The incident occurred as Chief Ethics Officer Michael Rothstein attempted to outline new guidelines for "responsible digital surveillance solutions" using slides that metadata later revealed were pirated from Palantir's internal servers. Witnesses report that halfway through a slide titled "Respecting Personal Privacy," the screen was overtaken by a series of messages from the company's internal Slack channels.
Calendar notifications kept appearing throughout the presentation, revealing meetings scheduled for "Rebranding Surveillance as Freedom™," "UN Testimony Rehearsal," and "Operation: Delete Everything - URGENT - Day After Court Date."
"First it was just personal lunch plans," said one anonymous attendee. "But then we saw screenshots from VP David Kaplan's dating app conversations, and someone's embarrassing WebMD searches about toe fungus."
The presentation deteriorated further when the system displayed several employees' private complaints about management, including one message that read: "lol these ethics guidelines are about as real as my ex-wife's commitment to our marriage."
Rothstein attempted to continue the presentation while IT staff frantically tried to regain control of the system. However, the situation reached its peak when the projector displayed a recent email thread between senior executives discussing ways to rebrand their surveillance tools as "privacy enhancement solutions."
"The worst part was when someone's phone camera activated and we all watched the CFO rehearsing his congressional testimony in his office, practicing different ways to say 'I do not recall' and 'I cannot speak to those specific allegations,'" another employee noted.
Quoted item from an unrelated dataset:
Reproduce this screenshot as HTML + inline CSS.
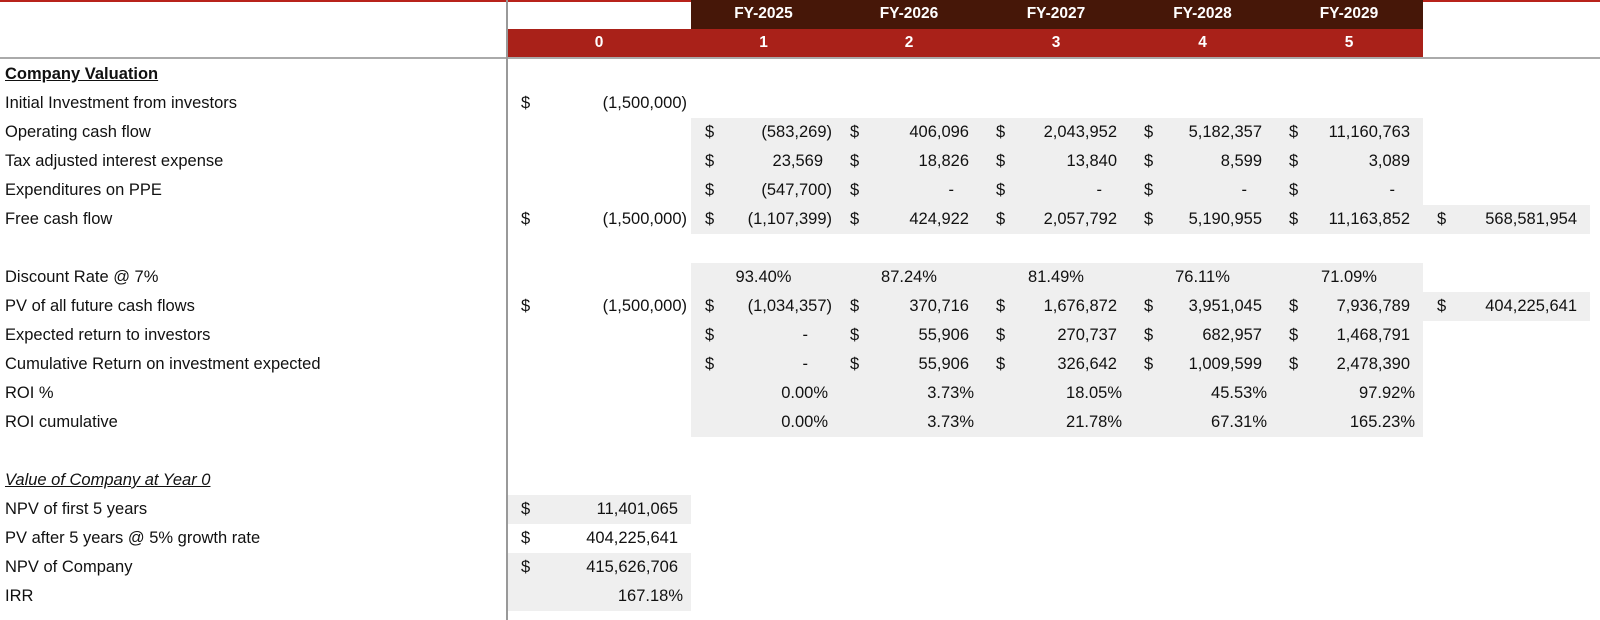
<!DOCTYPE html>
<html><head><meta charset="utf-8">
<style>
*{margin:0;padding:0;box-sizing:border-box}
body{width:1600px;height:620px;background:#fff;position:relative;overflow:hidden;font-family:"Liberation Sans",sans-serif;font-size:16.5px;color:#111}
.a{position:absolute;white-space:nowrap}
.g{position:absolute;background:#efefef}
.lbl{position:absolute;left:5px;height:29px;line-height:29px;white-space:nowrap;font-size:16.5px}
.hd{position:absolute;color:#fff;font-weight:bold;font-size:15.5px;text-align:center;height:28px;line-height:28px}
</style></head><body>
<div class="a" style="left:0;top:0;width:1600px;height:2px;background:#b8231b"></div>
<div class="a" style="left:691px;top:0;width:732px;height:29px;background:#461708"></div>
<div class="a" style="left:507px;top:29px;width:916px;height:28px;background:#a92119"></div>
<div class="a" style="left:0;top:57px;width:1600px;height:2px;background:#aaa"></div>
<div id="root"></div>
<div class="a" style="left:506px;top:0;width:2px;height:620px;background:#999"></div>
<script>
const bounds=[507,691,836,982,1130,1275,1423,1590];
const fyLabels=["","FY-2025","FY-2026","FY-2027","FY-2028","FY-2029"];
const periods=["0","1","2","3","4","5"];
const rowLabels=["Company Valuation","Initial Investment from investors","Operating cash flow","Tax adjusted interest expense","Expenditures on PPE","Free cash flow","","Discount Rate @ 7%","PV of all future cash flows","Expected return to investors","Cumulative Return on investment expected","ROI %","ROI cumulative","","Value of Company at Year 0","NPV of first 5 years","PV after 5 years @ 5% growth rate","NPV of Company","IRR"];
const cells=[
[1,0,"d","(1,500,000)"],
[2,1,"d","(583,269)"],[2,2,"d","406,096"],[2,3,"d","2,043,952"],[2,4,"d","5,182,357"],[2,5,"d","11,160,763"],
[3,1,"d","23,569"],[3,2,"d","18,826"],[3,3,"d","13,840"],[3,4,"d","8,599"],[3,5,"d","3,089"],
[4,1,"d","(547,700)"],[4,2,"d","-"],[4,3,"d","-"],[4,4,"d","-"],[4,5,"d","-"],
[5,0,"d","(1,500,000)"],[5,1,"d","(1,107,399)"],[5,2,"d","424,922"],[5,3,"d","2,057,792"],[5,4,"d","5,190,955"],[5,5,"d","11,163,852"],[5,6,"d","568,581,954"],
[7,1,"c","93.40%"],[7,2,"c","87.24%"],[7,3,"c","81.49%"],[7,4,"c","76.11%"],[7,5,"c","71.09%"],
[8,0,"d","(1,500,000)"],[8,1,"d","(1,034,357)"],[8,2,"d","370,716"],[8,3,"d","1,676,872"],[8,4,"d","3,951,045"],[8,5,"d","7,936,789"],[8,6,"d","404,225,641"],
[9,1,"d","-"],[9,2,"d","55,906"],[9,3,"d","270,737"],[9,4,"d","682,957"],[9,5,"d","1,468,791"],
[10,1,"d","-"],[10,2,"d","55,906"],[10,3,"d","326,642"],[10,4,"d","1,009,599"],[10,5,"d","2,478,390"],
[11,1,"p","0.00%"],[11,2,"p","3.73%"],[11,3,"p","18.05%"],[11,4,"p","45.53%"],[11,5,"p","97.92%"],
[12,1,"p","0.00%"],[12,2,"p","3.73%"],[12,3,"p","21.78%"],[12,4,"p","67.31%"],[12,5,"p","165.23%"],
[15,0,"d","11,401,065"],[16,0,"d","404,225,641"],[17,0,"d","415,626,706"],[18,0,"p","167.18%"]
];
const fills=[[2,4,1,5],[5,5,1,6],[7,7,1,5],[8,8,1,6],[9,12,1,5],[15,15,0,0],[17,18,0,0]];
const T=60,P=29;
const root=document.getElementById('root');
function mk(cls,name){const e=document.createElement('div');e.className=cls;


root.appendChild(e);return e;}
fills.forEach(f=>{const e=mk('g','gray-fill');e.style.left=bounds[f[2]]+'px';e.style.width=(bounds[f[3]+1]-bounds[f[2]])+'px';e.style.top=(T+f[0]*P)+'px';e.style.height=((f[1]-f[0]+1)*P)+'px';});
fyLabels.forEach((t,i)=>{if(!t)return;const e=mk('hd','fy-header');e.textContent=t;e.style.left=bounds[i]+'px';e.style.width=(bounds[i+1]-bounds[i])+'px';e.style.top='0px';});
periods.forEach((t,i)=>{const e=mk('hd','period-header');e.textContent=t;e.style.left=bounds[i]+'px';e.style.width=(bounds[i+1]-bounds[i])+'px';e.style.top='29px';});
rowLabels.forEach((t,i)=>{if(!t)return;const e=mk('lbl','row-label');e.textContent=t;e.style.top=(T+i*P)+'px';
if(i===0){e.style.fontWeight='bold';e.style.textDecoration='underline';}
if(i===14){e.style.fontStyle='italic';e.style.textDecoration='underline';}});
cells.forEach(c=>{const [r,col,ty,tx]=c;const L=bounds[col],R=bounds[col+1],y=T+r*P;
if(ty==='d'){const s=mk('a','dollar-sign');s.textContent='$';s.style.left=(L+14)+'px';s.style.top=y+'px';s.style.lineHeight='29px';
const v=mk('a','cell-value');v.textContent=tx;v.style.top=y+'px';v.style.lineHeight='29px';
let pad=tx.endsWith(')')?4:(tx==='-'?28:13);v.style.right=(1600-R+pad)+'px';}
else if(ty==='c'){const v=mk('a','cell-value');v.textContent=tx;v.style.top=y+'px';v.style.lineHeight='29px';v.style.left=L+'px';v.style.width=(R-L)+'px';v.style.textAlign='center';}
else{const v=mk('a','cell-value');v.textContent=tx;v.style.top=y+'px';v.style.lineHeight='29px';v.style.right=(1600-R+8)+'px';}
});
</script>
</body></html>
NSO Group's PR team quickly issued a statement calling the incident "a planned demonstration of our software's capabilities." However, this was immediately undermined by their own private Slack messages appearing on screen, including "OH GOD OH GOD WHO APPROVED THIS PRESENTATION" and "Does anyone know a good crisis management firm?"
The presentation's final slide, "Our Commitment to User Privacy," was reportedly never shown, as it was obscured by the company's customer service chatbot repeatedly asking itself "Are we the baddies?"